• [TASK DATA]:
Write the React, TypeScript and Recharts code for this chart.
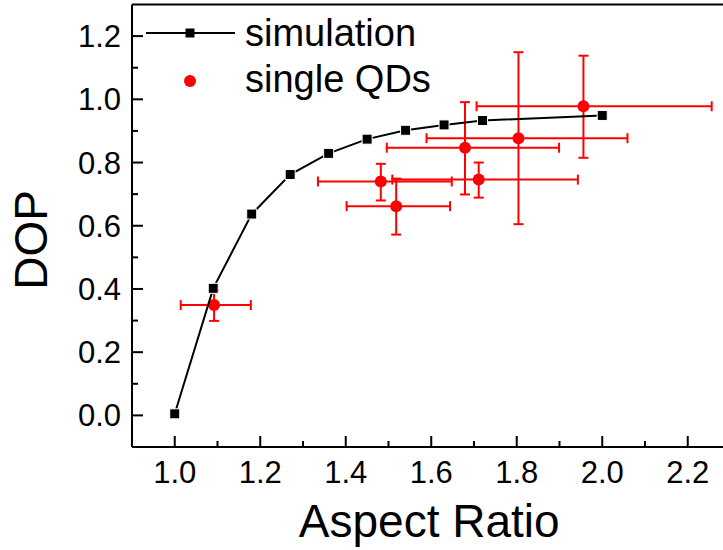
import React from 'react';
import { ScatterChart, Scatter, XAxis, YAxis, ErrorBar, ReferenceLine, Legend } from 'recharts';

const simX = [1.0, 1.09, 1.18, 1.27, 1.36, 1.45, 1.54, 1.63, 1.72, 2.0];
const simY = [0.005, 0.402, 0.637, 0.762, 0.829, 0.874, 0.902, 0.919, 0.933, 0.949];

const qdX = [1.092, 1.482, 1.518, 1.679, 1.711, 1.804, 1.956];
const qdY = [0.349, 0.740, 0.662, 0.847, 0.746, 0.877, 0.978];
const qdXErr = [[0.078, 0.086], [0.147, 0.166], [0.116, 0.126], [0.183, 0.22], [0.202, 0.232], [0.215, 0.255], [0.25, 0.3]];
const qdYErr = [[0.05, 0.047], [0.06, 0.056], [0.09, 0.087], [0.148, 0.144], [0.057, 0.054], [0.272, 0.272], [0.163, 0.16]];

const xTicks = [1.0, 1.1, 1.2, 1.3, 1.4, 1.5, 1.6, 1.7, 1.8, 1.9, 2.0, 2.1, 2.2];
const yTicks = [0.0, 0.1, 0.2, 0.3, 0.4, 0.5, 0.6, 0.7, 0.8, 0.9, 1.0, 1.1, 1.2];

const FONT = '"Liberation Sans", Arial, sans-serif';

const simData = simX.map((x, i) => ({ x, y: simY[i] }));
const qdData = qdX.map((x, i) => ({ x, y: qdY[i], xErr: qdXErr[i], yErr: qdYErr[i] }));

const isMajor = (v: number) => Math.round(v * 10) % 2 === 0;

const XTick = (props: any) => {
  const { x, y, payload } = props;
  const v = payload.value as number;
  const major = isMajor(v);
  const len = major ? 11 : 6;
  return (
    <g>
      <rect x={x - 1} y={y - len} width={2} height={len} fill="#000" stroke="none" />
      {major && (
        <text x={x} y={y + 36} textAnchor="middle" fontSize={31} fontFamily={FONT} fill="#000" stroke="none">
          {v.toFixed(1)}
        </text>
      )}
    </g>
  );
};

const YTick = (props: any) => {
  const { x, y, payload } = props;
  const v = payload.value as number;
  const major = isMajor(v);
  const len = major ? 11 : 6;
  return (
    <g>
      <rect x={x} y={y - 1} width={len} height={2} fill="#000" stroke="none" />
      {major && (
        <text x={x - 11} y={y + 11} textAnchor="end" fontSize={31} fontFamily={FONT} fill="#000" stroke="none">
          {v.toFixed(1)}
        </text>
      )}
    </g>
  );
};

const Square = (props: any) => {
  const { cx, cy } = props;
  return <rect x={cx - 5} y={cy - 5} width={10} height={10} fill="#000" stroke="#fff" strokeWidth={1} />;
};

const Dot = (props: any) => {
  const { cx, cy } = props;
  return <circle cx={cx} cy={cy} r={6} fill="#ff0000" />;
};

const LegendBox = () => (
  <svg width={340} height={110} style={{ display: 'block' }}>
    <line x1={6} y1={33} x2={95} y2={33} stroke="#000" strokeWidth={2} />
    <rect x={45.5} y={28.5} width={9} height={9} fill="#000" />
    <text x={105} y={46} fontSize={38} fontFamily={FONT} fill="#000">simulation</text>
    <circle cx={50} cy={81} r={6} fill="#ff0000" />
    <text x={105} y={92} fontSize={38} fontFamily={FONT} fill="#000">single QDs</text>
  </svg>
);

const XLabel = (props: any) => {
  const vb = props.viewBox || {};
  const cx = (vb.x || 0) + (vb.width || 0) / 2;
  return (
    <text x={cx - 2} y={537} textAnchor="middle" fontSize={46} fontFamily={FONT} fill="#000">
      Aspect Ratio
    </text>
  );
};

const YLabel = () => (
  <text x={47} y={240} transform="rotate(-90 47 240)" textAnchor="middle" fontSize={46} fontFamily={FONT} fill="#000">
    DOP
  </text>
);

export default function App() {
  return (
    <div style={{ position: 'absolute', left: 0, top: 0, width: 723, height: 550, overflow: 'hidden', background: '#fff' }}>
      <ScatterChart width={740} height={550} margin={{ top: 4.5, right: 9.5, bottom: 0, left: 0 }}>
        <XAxis
          type="number"
          dataKey="x"
          domain={[0.9, 2.3]}
          ticks={xTicks}
          interval={0}
          tickSize={0}
          tickMargin={0}
          tick={XTick}
          tickLine={false}
          axisLine={{ stroke: '#000', strokeWidth: 2 }}
          height={103}
          allowDataOverflow
          label={XLabel}
        />
        <YAxis
          type="number"
          dataKey="y"
          domain={[-0.1, 1.3]}
          ticks={yTicks}
          interval={0}
          tickSize={0}
          tickMargin={0}
          tick={YTick}
          tickLine={false}
          axisLine={{ stroke: '#000', strokeWidth: 2 }}
          width={132}
          allowDataOverflow
          label={YLabel}
        />
        <ReferenceLine y={1.3} stroke="#000" strokeWidth={2} />
        <Legend
          layout="vertical"
          align="center"
          verticalAlign="middle"
          wrapperStyle={{ left: 140, top: 0, width: 340, height: 110 }}
          content={LegendBox}
        />
        <Scatter name="single QDs" data={qdData} fill="#ff0000" shape={Dot} isAnimationActive={false}>
          <ErrorBar dataKey="xErr" direction="x" stroke="#ff0000" strokeWidth={2} width={5} isAnimationActive={false} />
          <ErrorBar dataKey="yErr" direction="y" stroke="#ff0000" strokeWidth={2} width={5} isAnimationActive={false} />
        </Scatter>
        <Scatter
          name="simulation"
          data={simData}
          fill="#000"
          shape={Square}
          line={{ stroke: '#000', strokeWidth: 2 }}
          lineType="joint"
          isAnimationActive={false}
        />
      </ScatterChart>
    </div>
  );
}
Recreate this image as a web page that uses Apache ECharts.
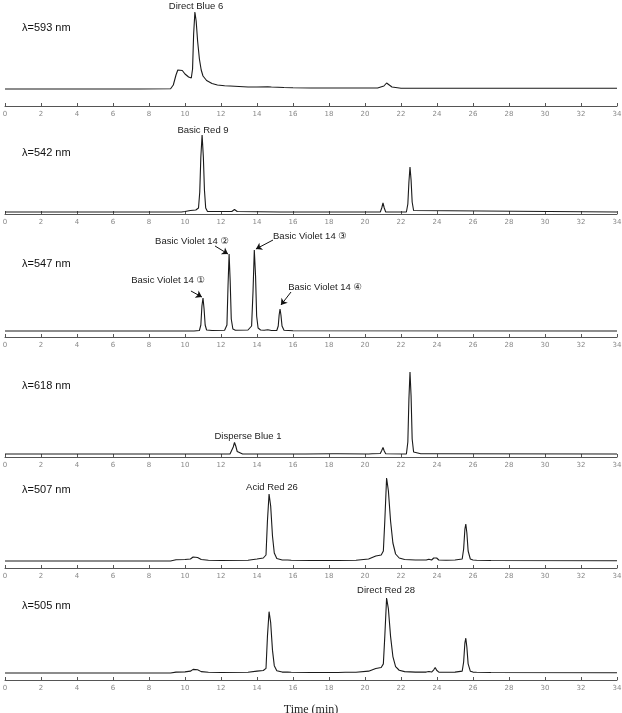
<!DOCTYPE html>
<html><head><meta charset="utf-8">
<script src="https://cdn.jsdelivr.net/npm/echarts@6/dist/echarts.min.js"></script>
<style>html,body{margin:0;padding:0;background:#fff}#c{width:622px;height:713px}</style>
</head><body><div id="c"></div>
<script>
// Tick labels (retention time, min)
const xTicks = [0,2,4,6,8,10,12,14,16,18,20,22,24,26,28,30,32,34];
const wavelengths = ['λ=593 nm','λ=542 nm','λ=547 nm','λ=618 nm','λ=507 nm','λ=505 nm'];

// Chromatogram traces: [time (min), response above baseline]
const data593 = [[0,0],[0.9,0],[1.0,0.5],[1.1,0],[1.45,0],[1.5,-1.5],[1.55,0],[7.2,0],[7.3,0.4],[7.4,0],[9.2,0.3],[9.35,4],[9.5,14],[9.6,19],[9.7,20],[9.85,18.5],[10.0,15],[10.2,12],[10.35,11],[10.42,20],[10.48,55],[10.55,77],[10.62,68],[10.7,48],[10.8,30],[10.9,19],[11.0,13],[11.2,8.5],[11.5,5.5],[11.8,4],[12.2,3.2],[12.5,3],[13,2.5],[13.5,2],[14,2],[14.6,2.2],[14.7,3.5],[14.8,2],[15.5,1.5],[16,1.2],[17,1],[19.5,1],[19.6,1.5],[19.7,1],[20.7,1],[20.8,2],[21.05,3],[21.2,6],[21.35,4],[21.5,2],[21.6,1],[22,0.8],[25.5,0.8],[25.6,1.5],[25.7,0.8],[34,0.8]];
const data542 = [[0,0],[9.8,0],[10.0,0.5],[10.3,1.5],[10.6,2],[10.75,4],[10.82,20],[10.88,55],[10.95,77],[11.02,55],[11.08,22],[11.15,4],[11.25,0.5],[12.6,0.5],[12.75,2.5],[12.9,0.5],[15.3,0],[18.4,0],[18.5,1],[18.6,0],[19.45,0],[19.5,0.5],[19.55,0],[20.85,0],[20.93,4],[21.0,9],[21.07,4],[21.15,0],[22.3,0],[22.38,8],[22.44,30],[22.5,45],[22.56,32],[22.62,10],[22.7,1.5],[22.8,0],[34,0]];
const data547 = [[0,0],[0.85,0],[0.9,1],[0.95,0],[1.45,0],[1.5,0.7],[1.55,0],[10.5,0],[10.8,0.5],[10.88,6],[10.94,25],[11.0,33],[11.06,22],[11.12,6],[11.2,1],[11.5,0.5],[12.2,0.8],[12.33,6],[12.39,45],[12.45,77],[12.51,50],[12.57,12],[12.66,2],[12.8,0.8],[13.5,1],[13.7,5],[13.78,40],[13.85,81],[13.92,55],[13.98,15],[14.06,3],[14.2,1],[14.4,0.8],[14.6,1.2],[14.8,0.5],[15.1,0.5],[15.18,5],[15.23,16],[15.28,22],[15.33,16],[15.39,5],[15.5,0.8],[16,0.3],[34,0]];
const data618 = [[0,0],[10.1,0],[10.2,0.4],[10.3,0],[10.8,0],[10.9,1],[11.0,0],[12.5,0],[12.6,2],[12.68,7],[12.75,11.5],[12.82,8],[12.9,2.5],[13.0,0.5],[13.2,0],[15.3,0],[15.4,1.3],[15.5,0],[16.5,0],[16.6,1.3],[16.7,0],[18.2,0.3],[18.5,0.3],[20.2,0],[20.3,1],[20.4,0.3],[20.85,0.5],[20.93,3.5],[21.0,6.5],[21.07,3],[21.15,0.3],[22.3,0],[22.38,12],[22.44,55],[22.5,82],[22.56,58],[22.62,15],[22.7,2],[22.8,0.3],[23.1,0.3],[23.2,1.3],[23.3,0.3],[34,0]];
const data507 = [[0,0],[9.2,0],[9.5,1.2],[10.0,1.5],[10.3,2],[10.45,4],[10.55,5],[10.7,3.5],[10.9,1.5],[11.3,0.8],[12,0.5],[13.5,0.8],[14.0,2],[14.35,3],[14.5,6],[14.58,40],[14.67,67],[14.76,55],[14.86,25],[14.96,8],[15.1,2.5],[15.4,1],[15.7,1],[15.8,1.8],[15.9,0.8],[17,0.5],[18.5,0.5],[19.5,0.8],[20.2,2],[20.6,5],[20.9,6],[21.02,10],[21.1,40],[21.2,83],[21.3,70],[21.42,40],[21.55,18],[21.7,7],[21.9,3],[22.2,1.5],[22.8,1],[23.0,1],[23.1,2.3],[23.2,1],[23.4,1],[23.55,1.8],[23.7,1],[23.82,3],[23.9,5],[23.98,3],[24.1,1],[24.5,0.8],[25.0,1],[25.2,1.5],[25.4,2],[25.48,12],[25.55,32],[25.6,37],[25.66,28],[25.73,10],[25.85,2],[26.0,1],[26.1,1.5],[26.2,0.8],[27,0.5],[34,0.3]];
const data505 = [[0,0],[9.2,0],[9.5,1],[10.0,1.2],[10.3,2],[10.45,4],[10.55,5],[10.7,3.5],[10.9,1.5],[11.3,0.8],[12,0.5],[13.5,0.8],[14.0,2],[14.35,2.7],[14.5,5],[14.58,40],[14.67,67],[14.76,55],[14.86,25],[14.96,8],[15.1,2.5],[15.4,1],[15.7,1],[15.8,1.6],[15.9,0.8],[17,0.5],[18.5,0.6],[18.9,0.8],[19.5,0.8],[20.2,2],[20.6,5],[20.9,6],[21.02,10],[21.1,40],[21.2,82],[21.3,70],[21.42,40],[21.55,18],[21.7,7],[21.9,3],[22.2,1.5],[22.8,1],[23.0,1],[23.1,2.2],[23.2,1],[23.4,1],[23.55,1.6],[23.7,1],[23.82,3.5],[23.9,6],[23.98,3],[24.1,1],[24.5,0.8],[25.0,1],[25.2,1.5],[25.4,2],[25.48,12],[25.55,33],[25.6,38],[25.66,28],[25.73,10],[25.85,2],[26.0,1],[26.1,1.5],[26.2,0.8],[27,0.5],[34,0.3]];
const traces = [data593, data542, data547, data618, data507, data505];

// Peak annotations: [panel, text, time, response]
const peakLabels = [
  [0,'Direct Blue 6',10.61,83],
  [1,'Basic Red 9',11.0,82],
  [2,'Basic Violet 14 ①',9.06,51],
  [2,'Basic Violet 14 ②',10.39,90],
  [2,'Basic Violet 14 ③',16.94,95],
  [2,'Basic Violet 14 ④',17.78,44],
  [3,'Disperse Blue 1',13.5,18],
  [4,'Acid Red 26',14.83,74],
  [5,'Direct Red 28',21.17,90]
];
// Arrows in panel 3: [fromTime, fromResp, toTime, toResp]
const arrows547 = [
  [10.33,40,10.94,34],
  [11.67,85,12.39,77],
  [14.89,91,13.94,82],
  [15.89,39,15.33,26]
];

// layout: grid top, axis line y, baseline y (px), px per unit
const layout = [
  {top:0, axis:106, base:89, k:1, lam:28},
  {top:118, axis:214, base:212, k:1, lam:153},
  {top:228, axis:337, base:331, k:1, lam:264},
  {top:360, axis:457, base:454, k:1, lam:386},
  {top:472, axis:568, base:561, k:1, lam:490},
  {top:580, axis:680, base:673, k:0.915, lam:606}
];
const grids=[], xAxes=[], yAxes=[], series=[], titles=[];
layout.forEach((L,i)=>{
  grids.push({left:5,right:5,top:L.top,height:L.axis-L.top,outerBoundsMode:'none',containLabel:false});
  xAxes.push({
    type:'value', gridIndex:i, min:0, max:34, interval:2,
    axisLine:{onZero:false,lineStyle:{color:'#555',width:1}},
    axisTick:{inside:true,length:3,lineStyle:{color:'#555'}},
    splitLine:{show:false},
    axisLabel:{fontSize:7,color:'#888',margin:5,fontFamily:'DejaVu Sans',
      formatter:v=>xTicks.includes(v)?String(v):''},
    name: i===5?'Time (min)':'', nameLocation:'middle', nameGap:24,
    nameTextStyle:{fontFamily:'Liberation Serif',fontSize:12,color:'#222'}
  });
  yAxes.push({type:'value',gridIndex:i,min:-(L.axis-L.base)/L.k,max:(L.base-L.top)/L.k,show:false});
  titles.push({text:wavelengths[i],left:22,top:L.lam-6,padding:0,textStyle:{fontFamily:'Liberation Sans',fontSize:11,fontWeight:'normal',color:'#111'}});
  const mp = peakLabels.filter(p=>p[0]===i).map(p=>({
    coord:[p[2],p[3]], value:p[1],
    symbol:'circle', symbolSize:0,
    label:{show:true,position:'inside',formatter:p[1],fontFamily:'Liberation Sans, DejaVu Sans',fontSize:9.5,color:'#222'}
  }));
  const s = {
    type:'line', xAxisIndex:i, yAxisIndex:i, data:traces[i],
    showSymbol:false, symbol:'none', clip:false,
    lineStyle:{color:'#1a1a1a',width:1.1},
    markPoint:{data:mp, animation:false},
    silent:true
  };
  if(i===2){
    s.markLine = {
      silent:true, symbol:['none','arrow'], symbolSize:6, animation:false,
      lineStyle:{color:'#111',width:1,type:'solid'}, label:{show:false},
      data: arrows547.map(a=>[{coord:[a[0],a[1]]},{coord:[a[2],a[3]]}])
    };
  }
  series.push(s);
});
const chart = echarts.init(document.getElementById('c'),null,{renderer:'canvas'});
chart.setOption({animation:false,backgroundColor:'#fff',title:titles,grid:grids,xAxis:xAxes,yAxis:yAxes,series:series});
</script></body></html>
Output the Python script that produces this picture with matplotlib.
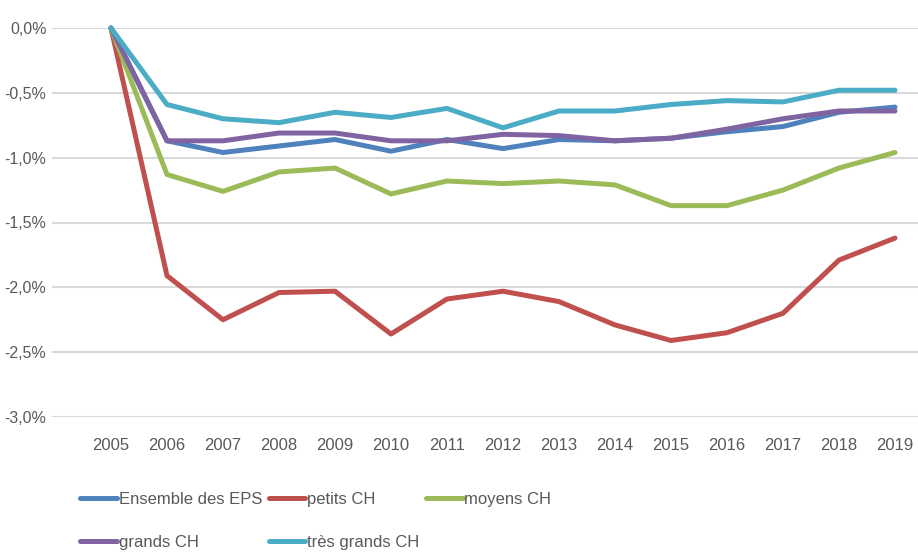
import matplotlib
matplotlib.use("Agg")
import matplotlib.pyplot as plt
from matplotlib.ticker import FuncFormatter

annees = list(range(2005, 2020))

ensemble = [0, -0.87, -0.96, -0.91, -0.86, -0.95, -0.86, -0.93, -0.86, -0.87, -0.85, -0.80, -0.76, -0.65, -0.61]
petits = [0, -1.91, -2.25, -2.04, -2.03, -2.36, -2.09, -2.03, -2.11, -2.29, -2.41, -2.35, -2.20, -1.79, -1.62]
moyens = [0, -1.13, -1.26, -1.11, -1.08, -1.28, -1.18, -1.20, -1.18, -1.21, -1.37, -1.37, -1.25, -1.08, -0.96]
grands = [0, -0.87, -0.87, -0.81, -0.81, -0.87, -0.87, -0.82, -0.83, -0.87, -0.85, -0.78, -0.70, -0.64, -0.64]
tres_grands = [0, -0.59, -0.70, -0.73, -0.65, -0.69, -0.62, -0.77, -0.64, -0.64, -0.59, -0.56, -0.57, -0.48, -0.48]

noms = ["Ensemble des EPS", "petits CH", "moyens CH", "grands CH", "très grands CH"]
couleurs = ["#4F81BD", "#C0504D", "#9BBB59", "#8064A2", "#4BACC6"]
series = [ensemble, petits, moyens, grands, tres_grands]

plt.rcParams['font.family'] = ['Liberation Sans', 'DejaVu Sans']
gris = "#595959"

fig = plt.figure(figsize=(9.18, 5.52), dpi=100)
ax = fig.add_axes([52 / 918, 1 - 417 / 552, 866 / 918, 389 / 552])

lignes = []
for vals, nom, c in zip(series, noms, couleurs):
    l, = ax.plot(annees, vals, color=c, lw=3.6, label=nom, clip_on=False,
                 solid_capstyle='round', solid_joinstyle='round')
    lignes.append(l)

ax.set_ylim(-3.0, 0.0)
ax.set_xlim(2005 - 59 / 56, 2019 + 23 / 56)
ax.set_yticks([0, -0.5, -1.0, -1.5, -2.0, -2.5, -3.0])
ax.yaxis.set_major_formatter(FuncFormatter(lambda v, p: f"{v:.1f}%".replace(".", ",")))
ax.set_xticks(annees)
ax.grid(axis='y', color="#D9D9D9", lw=1.5)
ax.set_axisbelow(True)
for s in ax.spines.values():
    s.set_visible(False)
ax.tick_params(length=0, labelsize=12, labelcolor=gris)
ax.tick_params(axis='x', pad=15)
ax.tick_params(axis='y', pad=4, labelsize=11.5)

ordre = [0, 3, 1, 4, 2]
ax.legend([lignes[i] for i in ordre], [noms[i] for i in ordre], ncol=3,
          loc='upper left', bbox_to_anchor=(0.025, -0.175), frameon=False,
          fontsize=12, labelcolor=gris, handlelength=2.2, handletextpad=0.1,
          columnspacing=0.4, labelspacing=1.7, borderaxespad=0)

fig.savefig("out.png", dpi=100)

• [GIVEN REQUEST]:
Reproduce the material above from its first line through the line containing "0.919, 0.933, 0.949];", both ends included, and skip every picture.

• [PROBLEM SOLUTION]:
Write the React, TypeScript and Recharts code for this chart.
import React from 'react';
import { ScatterChart, Scatter, XAxis, YAxis, ErrorBar, ReferenceLine, Legend } from 'recharts';

const simX = [1.0, 1.09, 1.18, 1.27, 1.36, 1.45, 1.54, 1.63, 1.72, 2.0];
const simY = [0.005, 0.402, 0.637, 0.762, 0.829, 0.874, 0.902, 0.919, 0.933, 0.949];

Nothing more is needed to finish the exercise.